II. LE COURANT COGNITIF DE LA GOUVERNANCE
Ce paragraphe sera consacré à la
présentation de son modèle ainsi que les sources des conflits
cognitifs.
1. Le modèle cognitif
Ce courant enrichit la compréhension de la gouvernance
dans le sens où il ne se limite pas à la lecture contractuelle de
la firme ; mais bien d'avantage il permet d'avoir le meilleur potentiel de
création de valeur en privilégiant les compétences,
l'apprentissage organisationnelle et l'innovation.
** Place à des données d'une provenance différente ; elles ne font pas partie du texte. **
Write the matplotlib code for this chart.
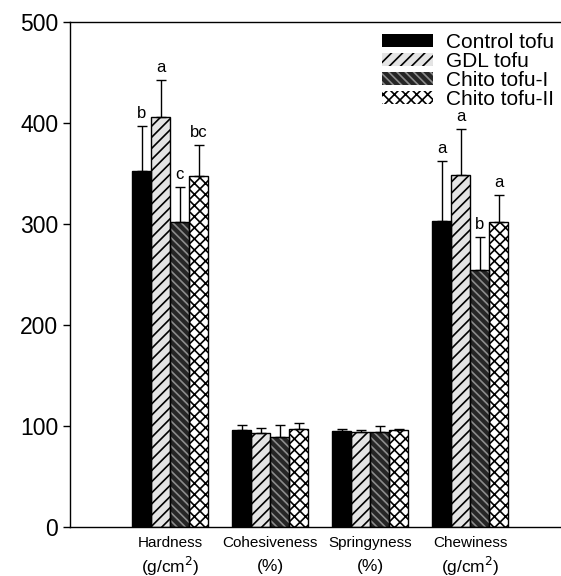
import matplotlib
matplotlib.use("Agg")
import matplotlib.pyplot as plt
from matplotlib.patches import Patch
from matplotlib.transforms import blended_transform_factory
import numpy as np

plt.rcParams['font.family'] = ['Liberation Sans', 'DejaVu Sans']
plt.rcParams['hatch.linewidth'] = 1.2

categories = ["Hardness", "Cohesiveness", "Springyness", "Chewiness"]
units = ["(g/cm$^2$)", "(%)", "(%)", "(g/cm$^2$)"]
series = ["Control tofu", "GDL tofu", "Chito tofu-I", "Chito tofu-II"]
control = [352, 96, 95.5, 303]
gdl = [406, 93, 94.5, 349]
chito1 = [302, 89.5, 94, 254]
chito2 = [347.5, 97, 96.5, 302]
err_control = [45, 5, 2, 59]
err_gdl = [37, 5, 2, 45]
err_chito1 = [35, 11.5, 6, 33]
err_chito2 = [31, 6, 0.5, 27]
letters_hardness = ["b", "a", "c", "bc"]
letters_chewiness = ["a", "a", "b", "a"]

values = [control, gdl, chito1, chito2]
errors = [err_control, err_gdl, err_chito1, err_chito2]
letters = {0: letters_hardness, 3: letters_chewiness}

styles = [
    dict(face="black", hatch=None, hcol="black"),
    dict(face="#e4e4e4", hatch="///", hcol="black"),
    dict(face="#262626", hatch="\\\\\\\\", hcol="#8c8c8c"),
    dict(face="white", hatch="xxx", hcol="black"),
]

fig = plt.figure(figsize=(5.61, 5.76), dpi=100)
ax = fig.add_axes([70/561, 49/576, 491/561, 505/576])

x = np.arange(len(categories))
w = 0.19
offsets = (np.arange(4) - 1.5) * w
for i in range(4):
    st = styles[i]
    xs = x + offsets[i]
    ax.bar(xs, values[i], w, color=st["face"], hatch=st["hatch"],
           edgecolor=st["hcol"], linewidth=0, zorder=2)
    ax.bar(xs, values[i], w, fill=False, edgecolor="black", linewidth=1.0, zorder=3)
    ax.errorbar(xs, values[i], yerr=[np.zeros(4), errors[i]], fmt="none",
                ecolor="black", elinewidth=1.0, capsize=3.6, capthick=1.0, zorder=4)
for g, labs in letters.items():
    for i in range(4):
        top = values[i][g] + errors[i][g]
        ax.text(x[g] + offsets[i], top + 5, labs[i], ha="center", va="bottom", fontsize=12)

ax.set_xlim(-1.0, 3.91)
ax.set_ylim(0, 500)
ax.set_yticks([0, 100, 200, 300, 400, 500])
ax.tick_params(axis="y", labelsize=16.5, direction="out", length=5, width=1)
ax.set_xticks(x)
ax.set_xticklabels([])
ax.tick_params(axis="x", length=0)
trans = blended_transform_factory(ax.transData, fig.transFigure)
for xi, cat, un in zip(x, categories, units):
    ax.text(xi, 1 - 543/576, cat, transform=trans, ha="center", va="center", fontsize=11)
    ax.text(xi, 1 - 566/576, un, transform=trans, ha="center", va="center", fontsize=12.5)
ax.spines["right"].set_visible(False)
for s in ["left", "top", "bottom"]:
    ax.spines[s].set_linewidth(1.0)

handles = [Patch(facecolor=st["face"], hatch=st["hatch"], edgecolor=st["hcol"], linewidth=0)
           for st in styles]
ax.legend(handles, series, loc="upper left", bbox_to_anchor=(382/561, 1 - 33/576),
          bbox_transform=fig.transFigure, frameon=False, fontsize=15,
          handlelength=2.45, handleheight=0.6, handletextpad=0.6,
          labelspacing=0.0, borderpad=0, borderaxespad=0)

fig.savefig("out.png", dpi=100)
Cette version dépasse la dimension disciplinaire et se
trouve dans l'exploration des nouveaux gisements de valeur. Elle favorise
l'change et la création des ressources cognitives, ensembles
d'informations, de connaissances, de capacités théoriques et
pratiques susceptibles de procurer au décideur et a l'entreprise un
avantage concurrentiel durable et par conséquent, de créer de la
valeur.
A la différence du modèle partenarial, ce n'est
plus l'information qui est l'enjeu. C'est plutôt la connaissance, la
firme acquiert la faculté d'apprentissage et de créer des
connaissances et les notions d'apprentissage deviennent centrales.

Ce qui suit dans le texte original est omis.